El clima festivo que reinaba por la mañana fue aumentando a medida que las personas se acercaban a sus posiciones, después de que la circulación al tráfico fuera cortada. Poco a poco, conocidos y desconocidos, entablaban conversación. Los niños aprovechaban para jugar, mientras esperaban. Algunos habían incluso llevado a sus mascotas. Me refiero a perros de talla pequeña, no a las vacas; esas se quedaron en los campos, que es donde tienen que estar.
Lo que me emocionó de este acto reivindicativo fue ver que se trataba de una reunión intergeneracional. Vi a niños pequeños, jóvenes, adultos, abuelos. Vi a personas que habían acudido en grupo y, otras, solas. No fue una manifestación característica de un solo grupo social, fue la manifestación de un sentimiento que comparten personas de todas las edades, clases y zonas geográficas de Catalunya. Y, también, (y esto tenía muchas ganas de añadirlo) personas tanto catalano como castellano-parlantes. No es que a mí me sorprenda, pero quizás a más de uno en España sí. Aquí tenemos la suerte de ser bilingües y yo estoy muy contenta de saber hablar el catalán y el castellano por igual y de expresarme en lo que me de la gana. He tenido la suerte de recibir una educación bilingüe y no creo que tenga ningún déficit escribiendo o hablando en castellano (juzguen ustedes mismos). No me parece que los catalanes necesitemos ser “españolizados”, como algún ministro de poca monda ha propuesto.

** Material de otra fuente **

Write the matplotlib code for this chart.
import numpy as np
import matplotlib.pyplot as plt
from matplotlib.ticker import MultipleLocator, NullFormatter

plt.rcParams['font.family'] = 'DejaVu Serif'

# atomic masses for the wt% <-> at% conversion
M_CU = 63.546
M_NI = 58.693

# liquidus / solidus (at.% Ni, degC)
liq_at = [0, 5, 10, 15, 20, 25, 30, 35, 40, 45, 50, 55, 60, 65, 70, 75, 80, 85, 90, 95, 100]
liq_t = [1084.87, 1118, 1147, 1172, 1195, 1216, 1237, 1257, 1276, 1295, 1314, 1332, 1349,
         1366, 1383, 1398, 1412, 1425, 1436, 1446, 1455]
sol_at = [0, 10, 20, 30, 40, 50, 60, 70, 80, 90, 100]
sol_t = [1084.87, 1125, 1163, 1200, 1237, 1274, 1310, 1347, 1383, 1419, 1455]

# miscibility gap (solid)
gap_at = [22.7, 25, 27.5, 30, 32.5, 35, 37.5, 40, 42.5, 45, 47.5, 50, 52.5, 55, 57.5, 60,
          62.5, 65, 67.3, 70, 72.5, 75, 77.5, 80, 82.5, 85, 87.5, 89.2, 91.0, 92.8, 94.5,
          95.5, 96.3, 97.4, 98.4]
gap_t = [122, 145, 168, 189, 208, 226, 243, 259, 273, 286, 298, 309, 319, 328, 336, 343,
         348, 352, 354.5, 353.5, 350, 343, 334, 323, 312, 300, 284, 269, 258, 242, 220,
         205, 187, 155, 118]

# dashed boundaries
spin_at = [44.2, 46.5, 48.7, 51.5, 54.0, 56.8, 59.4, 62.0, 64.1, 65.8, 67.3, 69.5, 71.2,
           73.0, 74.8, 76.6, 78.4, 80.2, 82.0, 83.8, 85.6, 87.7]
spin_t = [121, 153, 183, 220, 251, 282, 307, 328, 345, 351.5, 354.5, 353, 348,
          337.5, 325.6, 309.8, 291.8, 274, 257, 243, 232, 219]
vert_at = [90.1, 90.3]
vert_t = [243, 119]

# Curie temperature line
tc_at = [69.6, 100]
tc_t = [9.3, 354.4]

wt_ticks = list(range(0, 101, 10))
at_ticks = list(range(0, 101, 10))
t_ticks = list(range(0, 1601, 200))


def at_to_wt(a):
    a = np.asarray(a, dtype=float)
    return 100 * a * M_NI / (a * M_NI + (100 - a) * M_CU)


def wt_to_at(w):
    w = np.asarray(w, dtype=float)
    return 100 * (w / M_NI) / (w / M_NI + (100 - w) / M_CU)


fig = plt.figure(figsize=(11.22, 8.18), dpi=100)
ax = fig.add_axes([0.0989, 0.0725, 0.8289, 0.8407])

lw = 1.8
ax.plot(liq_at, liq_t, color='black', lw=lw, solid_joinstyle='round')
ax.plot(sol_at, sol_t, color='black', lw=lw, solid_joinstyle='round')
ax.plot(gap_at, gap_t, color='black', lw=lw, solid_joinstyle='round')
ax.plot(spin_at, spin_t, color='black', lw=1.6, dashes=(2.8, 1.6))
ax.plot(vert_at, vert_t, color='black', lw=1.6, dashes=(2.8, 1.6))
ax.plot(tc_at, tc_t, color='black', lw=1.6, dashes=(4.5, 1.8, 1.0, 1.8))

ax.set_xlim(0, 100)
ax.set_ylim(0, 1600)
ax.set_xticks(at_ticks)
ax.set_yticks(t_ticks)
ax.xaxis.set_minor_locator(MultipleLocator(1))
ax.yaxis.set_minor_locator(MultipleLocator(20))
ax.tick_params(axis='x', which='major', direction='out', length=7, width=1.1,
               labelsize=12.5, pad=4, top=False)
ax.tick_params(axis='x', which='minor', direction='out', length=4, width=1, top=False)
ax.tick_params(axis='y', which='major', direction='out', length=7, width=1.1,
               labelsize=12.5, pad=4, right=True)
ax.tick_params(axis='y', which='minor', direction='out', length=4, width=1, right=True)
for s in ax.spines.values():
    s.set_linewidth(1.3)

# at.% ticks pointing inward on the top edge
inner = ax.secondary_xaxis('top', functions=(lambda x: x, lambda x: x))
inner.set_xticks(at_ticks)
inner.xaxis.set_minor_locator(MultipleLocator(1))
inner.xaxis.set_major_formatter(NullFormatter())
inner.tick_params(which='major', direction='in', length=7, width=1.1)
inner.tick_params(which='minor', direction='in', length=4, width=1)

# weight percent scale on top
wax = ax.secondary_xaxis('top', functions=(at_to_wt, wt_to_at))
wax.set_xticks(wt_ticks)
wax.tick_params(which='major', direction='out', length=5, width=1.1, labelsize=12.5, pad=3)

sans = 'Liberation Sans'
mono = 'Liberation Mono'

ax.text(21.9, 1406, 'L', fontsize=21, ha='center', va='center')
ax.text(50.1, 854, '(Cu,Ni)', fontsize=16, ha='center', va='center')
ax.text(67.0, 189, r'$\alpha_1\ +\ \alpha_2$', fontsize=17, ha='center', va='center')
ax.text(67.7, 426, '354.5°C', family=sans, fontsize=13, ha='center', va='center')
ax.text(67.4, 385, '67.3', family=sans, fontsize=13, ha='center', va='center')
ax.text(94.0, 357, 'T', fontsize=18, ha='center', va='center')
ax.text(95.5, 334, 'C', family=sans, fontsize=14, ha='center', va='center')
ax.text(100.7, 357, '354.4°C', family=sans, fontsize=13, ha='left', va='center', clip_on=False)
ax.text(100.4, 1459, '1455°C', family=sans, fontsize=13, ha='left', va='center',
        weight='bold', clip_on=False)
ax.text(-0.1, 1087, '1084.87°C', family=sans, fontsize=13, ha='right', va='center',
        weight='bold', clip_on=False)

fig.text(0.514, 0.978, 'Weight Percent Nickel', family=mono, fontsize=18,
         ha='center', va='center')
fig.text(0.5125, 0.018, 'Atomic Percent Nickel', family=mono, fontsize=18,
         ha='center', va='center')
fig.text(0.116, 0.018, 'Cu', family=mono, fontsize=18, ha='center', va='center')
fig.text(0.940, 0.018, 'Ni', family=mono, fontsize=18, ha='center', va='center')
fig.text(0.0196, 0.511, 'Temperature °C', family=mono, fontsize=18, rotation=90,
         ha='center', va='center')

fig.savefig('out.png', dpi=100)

Volviendo a la vía. Los organizadores se encargaron de que todo el mundo se repartiera más o menos de manera uniforme. En algunos puntos había mucha gente y se creó una doble fila de personas por falta de espacio. Algunos no se fijaron en eso, porque perdieron el tiempo buscando muñecos de relleno. Entre cantos y cánticos, llegó la hora y, muchos, con el pinganillo de la radio en la oreja, escucharon y cantaron el himno de Catalunya. Este es el himno que yo siento como mío, no la marcha real. Qué le vamos a hacer, nunca me ha ido mucho eso de la música sin un texto.
Sobre las seis de la tarde, la cadena se empezó a deshacer, los participantes se dirigieron a pie o en coche a sus poblaciones de origen y, digamos, que se acabó la fiesta. Antes de acabar quiero remarcar que todo se desarrolló de manera pacífica, sin altercados. La gente reía, cantaba, hacía la ola, en fin, se divertía. No creo que nadie se ofendiera. En la vuelta a casa, hubo un máximo respeto por el ambiente (no quedó todo lleno de basura en los arcenes) y por los demás (los coches cedían el paso, esperaban pacientes, no se oían bocinas estridentes).
Mi reflexión personal de todo esto, que lo viví en primera persona, es que no creo que nos hayamos vuelto todos locos. Si más de un millón y medio de personas se reúnen para manifestarse será por algo. Y esas voces tienen que ser escuchadas. A la señora Sáenz de Santamaría, que sigue insistiendo con eso de “escuchar a la mayoría silenciosa”, le digo que dejen hacer la consulta en paz, que los votos del “no” valen igual que los del “sí” y que si esa famosa “mayoría silenciosa” de la que habla decide expresarse democráticamente a través del voto, pues podrá hacerlo, como lo harán el millón seis cientos mil participantes de la vía catalana.